28.8.14

La Belle Noiseuse

I watched the four hours over two days (more films should have intermissions) and enjoyed almost every second. Exhaustive is probably the right word to use for this study of the creative process, in that there is no one process being depicted, no one reading you could apply to the characters and relationships presented. Instead the artist and model set-up serves as a springboard for multiple elliptical essays on the subject.

Unsurprisingly, the one that struck me most is the confrontation at the end of the first half. Frenhofer becomes dominating, forcing the (always naked) Marianne into increasingly twisted poses. He talks of breaking her bones, and there are uncomfortable sexual undertones coursing through his mania. But then he starts talking about her flesh as a portal to galaxies and black holes. He is attempting to stamp his authority not only on women's bodies but reality itself. Everything must become an object under the control of his paintbrush.

Marianne at one point recoils at being treated like a doll, but submits immediately afterwards and apologises. Why does she go through with it? Shortly after Frenhofer's existentialist rant, she laughs in his face, and he storms out. But she forces him to continue. The extraordinary beginning of the film (one of the best opening sequences I have watched) introduces her as a consummate mask-wearer. Maybe she's partly seduced by Frenhofer's talk of truth in art, a window into her self that she can't look through on her own. Or maybe as a writer she using him for material as much as he is using her. After all, the film begins and ends with her voiceover – she more than anyone is its author. Perhaps she is the trouble-maker, the nutcase, that spins everyone around her fingers for the diversion of a (foreign, ignorant) audience – just like the English tourists the film opens with.
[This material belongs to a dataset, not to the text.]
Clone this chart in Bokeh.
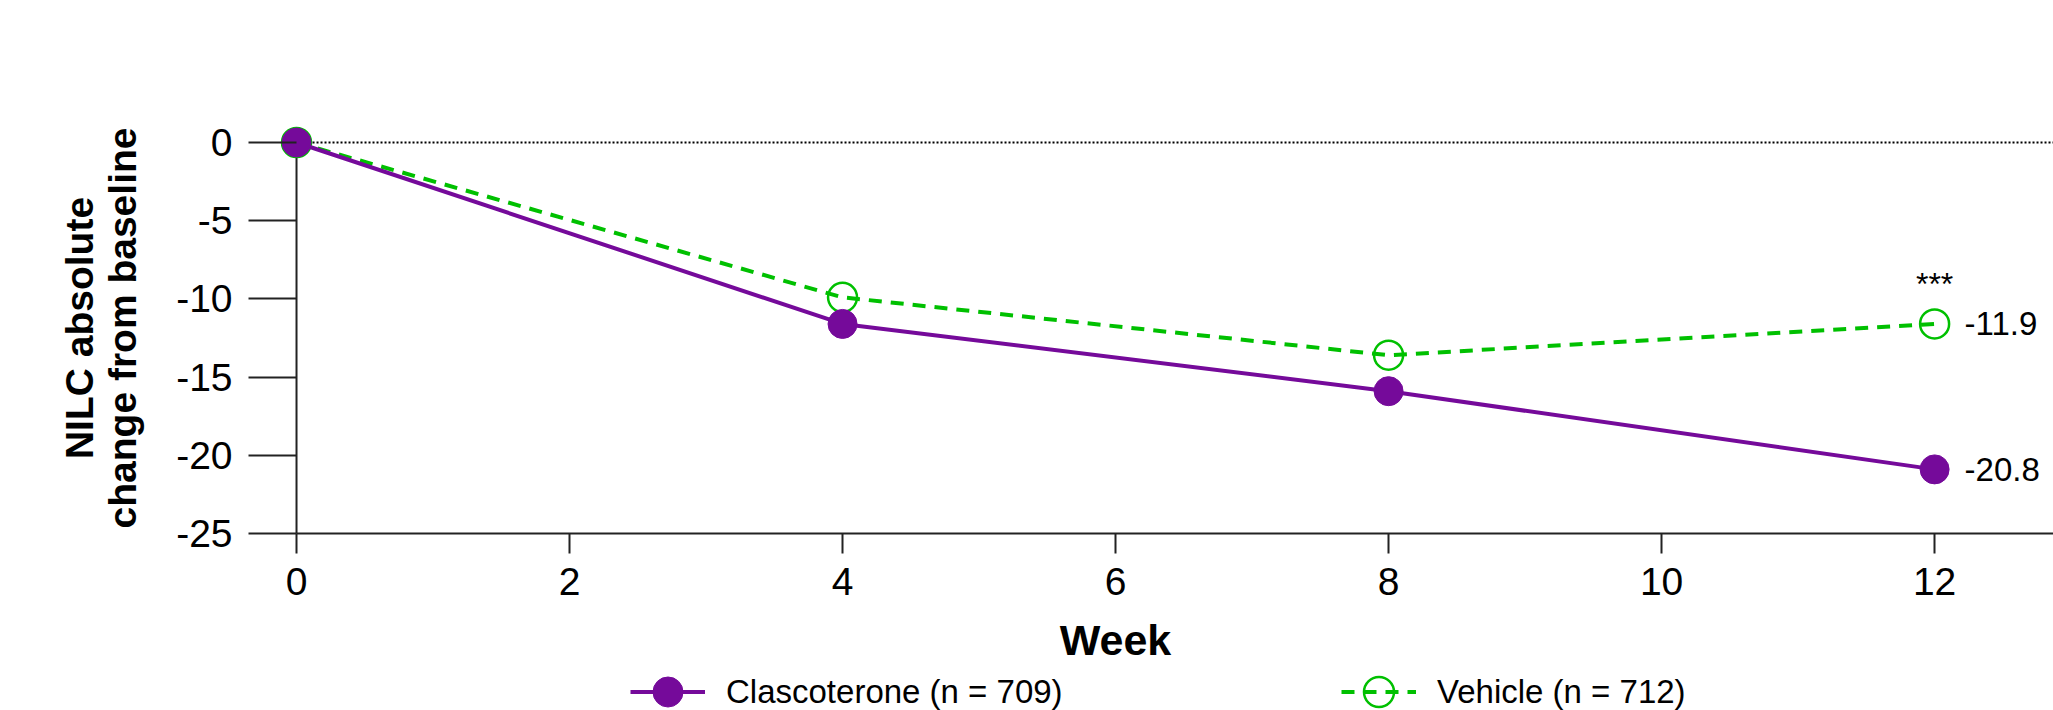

But then it turns out the painting is a masterpiece. In Frenhofer's definition: it captures a lifetime in a single image. Frenhofer's wife Liz marks the back with a cross, and its composition does feel like a kind of crucifixion. And like Christ, it has to be walled up in a tomb. The idea of it emerges in wings of crimson from the blue nude Frenhofer fobs off to the public – streaks of blood cracking open the human shell. Just three characters (a trinity?) see the miracle unveiled, we only glimpse a bit of it. The Balzac short story the film is based on apparently haunted Cézanne and Picasso. Here it's Marianne more than anyone that haunts the film, denying us answers, but teasing us with the possibility of miracles.